Por: Maximiliano Catalisano

Hablar del futuro de la educación ya no es imaginar lo que vendrá dentro de veinte años. El futuro está ocurriendo ahora, en muchas aulas, escuelas y espacios de aprendizaje que se animan a hacer las cosas de otra manera. La educación vive un momento único, atravesado por cambios culturales, tecnológicos y sociales que exigen repensar qué, cómo y para qué enseñamos. Las tendencias actuales muestran que las transformaciones no son solo de herramientas o metodologías, sino de mirada: se trata de poner al estudiante en el centro, de crear experiencias que conecten con sus intereses, de preparar a las nuevas generaciones para un mundo cambiante, incierto y lleno de desafíos que todavía no conocemos.

Uno de los grandes movimientos que se consolidan es el aprendizaje activo.
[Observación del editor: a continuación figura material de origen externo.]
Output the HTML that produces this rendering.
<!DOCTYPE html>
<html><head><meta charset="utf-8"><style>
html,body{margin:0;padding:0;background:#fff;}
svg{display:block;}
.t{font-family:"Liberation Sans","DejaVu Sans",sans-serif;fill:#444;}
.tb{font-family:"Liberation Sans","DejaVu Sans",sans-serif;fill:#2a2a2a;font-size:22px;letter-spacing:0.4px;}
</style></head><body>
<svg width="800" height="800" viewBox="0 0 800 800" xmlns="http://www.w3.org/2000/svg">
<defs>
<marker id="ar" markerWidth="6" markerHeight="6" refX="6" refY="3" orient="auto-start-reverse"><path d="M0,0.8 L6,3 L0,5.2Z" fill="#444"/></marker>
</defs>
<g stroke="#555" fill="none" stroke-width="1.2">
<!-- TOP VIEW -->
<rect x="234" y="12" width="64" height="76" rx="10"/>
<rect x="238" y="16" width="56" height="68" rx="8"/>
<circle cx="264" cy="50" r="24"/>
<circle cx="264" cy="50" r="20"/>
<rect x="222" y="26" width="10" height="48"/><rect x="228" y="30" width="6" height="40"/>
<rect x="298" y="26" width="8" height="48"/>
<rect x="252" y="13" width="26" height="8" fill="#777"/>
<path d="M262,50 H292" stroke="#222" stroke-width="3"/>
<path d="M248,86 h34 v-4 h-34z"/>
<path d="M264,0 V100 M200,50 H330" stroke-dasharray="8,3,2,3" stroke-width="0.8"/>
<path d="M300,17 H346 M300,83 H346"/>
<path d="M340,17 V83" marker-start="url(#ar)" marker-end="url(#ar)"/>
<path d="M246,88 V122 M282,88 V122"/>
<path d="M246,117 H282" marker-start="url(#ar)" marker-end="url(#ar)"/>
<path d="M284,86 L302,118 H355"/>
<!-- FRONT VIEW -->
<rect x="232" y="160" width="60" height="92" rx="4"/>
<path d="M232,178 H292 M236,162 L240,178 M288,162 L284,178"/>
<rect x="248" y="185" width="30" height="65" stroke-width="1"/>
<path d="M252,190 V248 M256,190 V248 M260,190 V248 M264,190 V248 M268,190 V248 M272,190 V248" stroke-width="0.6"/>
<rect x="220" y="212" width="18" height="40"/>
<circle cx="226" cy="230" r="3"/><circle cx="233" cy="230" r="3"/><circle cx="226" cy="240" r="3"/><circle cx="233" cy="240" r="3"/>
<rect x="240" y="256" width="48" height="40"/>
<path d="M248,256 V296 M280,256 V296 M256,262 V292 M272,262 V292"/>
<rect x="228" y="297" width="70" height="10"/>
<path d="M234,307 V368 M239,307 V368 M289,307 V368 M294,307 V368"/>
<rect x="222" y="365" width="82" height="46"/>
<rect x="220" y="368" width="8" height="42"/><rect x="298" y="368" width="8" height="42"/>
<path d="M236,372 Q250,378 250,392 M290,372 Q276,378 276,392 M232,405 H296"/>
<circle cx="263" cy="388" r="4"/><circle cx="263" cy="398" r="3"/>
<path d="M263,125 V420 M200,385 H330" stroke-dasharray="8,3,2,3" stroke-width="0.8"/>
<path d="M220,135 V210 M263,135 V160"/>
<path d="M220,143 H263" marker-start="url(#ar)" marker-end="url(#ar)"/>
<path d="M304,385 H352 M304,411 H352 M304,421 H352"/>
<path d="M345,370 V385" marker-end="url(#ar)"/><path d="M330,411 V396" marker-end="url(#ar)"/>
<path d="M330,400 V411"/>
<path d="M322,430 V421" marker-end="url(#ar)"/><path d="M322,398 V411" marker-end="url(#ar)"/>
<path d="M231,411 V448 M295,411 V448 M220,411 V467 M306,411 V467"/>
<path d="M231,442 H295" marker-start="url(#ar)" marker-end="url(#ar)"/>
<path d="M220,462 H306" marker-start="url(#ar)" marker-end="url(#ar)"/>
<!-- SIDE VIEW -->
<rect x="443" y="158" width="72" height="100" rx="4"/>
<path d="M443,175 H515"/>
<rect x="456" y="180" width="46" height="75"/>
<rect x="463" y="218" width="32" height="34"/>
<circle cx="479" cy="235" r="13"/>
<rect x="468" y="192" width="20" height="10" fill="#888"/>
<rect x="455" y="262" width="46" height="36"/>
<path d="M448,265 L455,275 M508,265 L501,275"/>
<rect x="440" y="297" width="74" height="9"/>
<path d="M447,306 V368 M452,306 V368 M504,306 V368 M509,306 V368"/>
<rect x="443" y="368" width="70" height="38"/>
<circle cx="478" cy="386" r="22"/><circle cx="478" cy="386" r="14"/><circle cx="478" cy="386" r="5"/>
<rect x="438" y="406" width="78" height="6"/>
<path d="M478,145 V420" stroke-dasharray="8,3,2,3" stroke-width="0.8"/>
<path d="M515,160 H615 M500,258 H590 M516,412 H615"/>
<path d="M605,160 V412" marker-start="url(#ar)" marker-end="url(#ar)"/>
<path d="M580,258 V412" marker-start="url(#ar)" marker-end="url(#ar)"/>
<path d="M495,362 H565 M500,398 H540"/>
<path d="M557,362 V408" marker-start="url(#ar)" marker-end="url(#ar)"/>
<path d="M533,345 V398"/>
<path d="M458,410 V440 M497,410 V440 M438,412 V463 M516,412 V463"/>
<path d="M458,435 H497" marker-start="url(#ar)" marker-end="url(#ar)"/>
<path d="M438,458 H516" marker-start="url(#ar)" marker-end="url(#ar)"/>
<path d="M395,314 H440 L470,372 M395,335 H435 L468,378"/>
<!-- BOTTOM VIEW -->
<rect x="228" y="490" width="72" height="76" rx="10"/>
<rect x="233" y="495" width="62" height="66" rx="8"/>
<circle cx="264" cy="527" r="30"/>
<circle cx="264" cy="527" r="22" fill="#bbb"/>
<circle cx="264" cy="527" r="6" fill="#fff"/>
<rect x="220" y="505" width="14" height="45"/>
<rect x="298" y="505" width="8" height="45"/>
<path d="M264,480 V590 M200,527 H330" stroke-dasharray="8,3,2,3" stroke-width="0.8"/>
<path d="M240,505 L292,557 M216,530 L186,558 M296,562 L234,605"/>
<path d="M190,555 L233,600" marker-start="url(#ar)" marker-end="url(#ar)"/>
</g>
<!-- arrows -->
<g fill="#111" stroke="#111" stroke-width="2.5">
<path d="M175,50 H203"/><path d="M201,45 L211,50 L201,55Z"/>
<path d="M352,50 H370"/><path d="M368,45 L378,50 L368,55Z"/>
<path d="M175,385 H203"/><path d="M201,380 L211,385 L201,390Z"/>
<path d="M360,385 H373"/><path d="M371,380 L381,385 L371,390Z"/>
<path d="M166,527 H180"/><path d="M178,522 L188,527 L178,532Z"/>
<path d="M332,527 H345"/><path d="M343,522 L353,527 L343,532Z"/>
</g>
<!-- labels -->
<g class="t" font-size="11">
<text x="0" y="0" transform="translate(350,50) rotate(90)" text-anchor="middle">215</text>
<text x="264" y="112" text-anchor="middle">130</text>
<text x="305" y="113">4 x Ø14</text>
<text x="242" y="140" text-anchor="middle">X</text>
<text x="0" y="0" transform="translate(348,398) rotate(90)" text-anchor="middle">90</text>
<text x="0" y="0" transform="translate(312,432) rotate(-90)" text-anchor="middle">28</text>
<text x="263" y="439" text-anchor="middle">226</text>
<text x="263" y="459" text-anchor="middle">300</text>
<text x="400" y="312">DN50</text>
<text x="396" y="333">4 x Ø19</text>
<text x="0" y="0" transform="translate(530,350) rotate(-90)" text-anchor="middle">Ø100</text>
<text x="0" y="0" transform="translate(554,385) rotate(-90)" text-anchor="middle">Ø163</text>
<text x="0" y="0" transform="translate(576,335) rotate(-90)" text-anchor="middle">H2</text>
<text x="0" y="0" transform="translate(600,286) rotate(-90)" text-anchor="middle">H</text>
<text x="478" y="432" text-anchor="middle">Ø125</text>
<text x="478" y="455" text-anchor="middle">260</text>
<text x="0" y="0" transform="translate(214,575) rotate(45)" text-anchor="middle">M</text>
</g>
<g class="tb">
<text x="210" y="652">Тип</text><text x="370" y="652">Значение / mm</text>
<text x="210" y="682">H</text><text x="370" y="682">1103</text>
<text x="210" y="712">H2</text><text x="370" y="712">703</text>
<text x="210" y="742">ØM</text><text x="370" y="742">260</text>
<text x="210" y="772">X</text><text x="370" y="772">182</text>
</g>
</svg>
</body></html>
Cada vez más escuelas apuestan a proyectos, resolución de problemas, trabajo colaborativo y propuestas donde los estudiantes investigan, crean y producen. El aula tradicional, con el docente al frente y los estudiantes copiando en silencio, convive hoy con espacios donde se debate, se construye y se aprende haciendo. Esta tendencia responde a la necesidad de que los alumnos no solo adquieran conocimientos, sino que desarrollen habilidades que les permitan adaptarse, resolver conflictos, trabajar en equipo y comunicarse mejor.

Otra de las grandes transformaciones llega de la mano de la tecnología. La inteligencia artificial, las plataformas educativas, la realidad aumentada o los entornos virtuales de aprendizaje ya no son parte de una película de ciencia ficción. Están presentes en muchas aulas y permiten personalizar los recorridos, generar nuevas formas de evaluación y ampliar las posibilidades de aprendizaje. Pero la tecnología, por sí sola, no hace magia. El desafío está en saber integrarla con sentido pedagógico, en diseñar propuestas que no solo entretengan, sino que ayuden a comprender mejor y a despertar la curiosidad.

El bienestar emocional en la escuela es otro de los grandes temas que llegó para quedarse. Las emociones influyen directamente en el aprendizaje, y hoy los docentes saben que no se trata solo de enseñar contenidos, sino también de acompañar, escuchar y generar un clima de respeto y confianza. La educación del futuro necesita aulas donde los estudiantes se sientan seguros para aprender, para equivocarse y para crecer. Las habilidades socioemocionales como la empatía, la comunicación, la resiliencia o la gestión emocional son tan importantes como aprender matemáticas o ciencias.

El vínculo entre la escuela y la vida real también empieza a ser una prioridad. Los proyectos que conectan con problemas concretos, el trabajo con la comunidad, el contacto con profesionales de distintos campos o las experiencias fuera del aula son cada vez más valoradas. Los estudiantes quieren saber para qué aprenden lo que aprenden, y las escuelas que logran dar sentido a los contenidos logran un mayor compromiso y participación.

Mirar al futuro de la educación es entender que no se trata solo de incorporar tecnología o metodologías de moda. Se trata de volver a preguntarnos qué mundo queremos construir y qué papel cumple la escuela en ese camino. Los cambios llegaron para quedarse, pero el corazón de la enseñanza sigue siendo el mismo: acompañar a cada estudiante a desplegar su mejor versión y a prepararse para un futuro que, aunque desconocido, está lleno de posibilidades.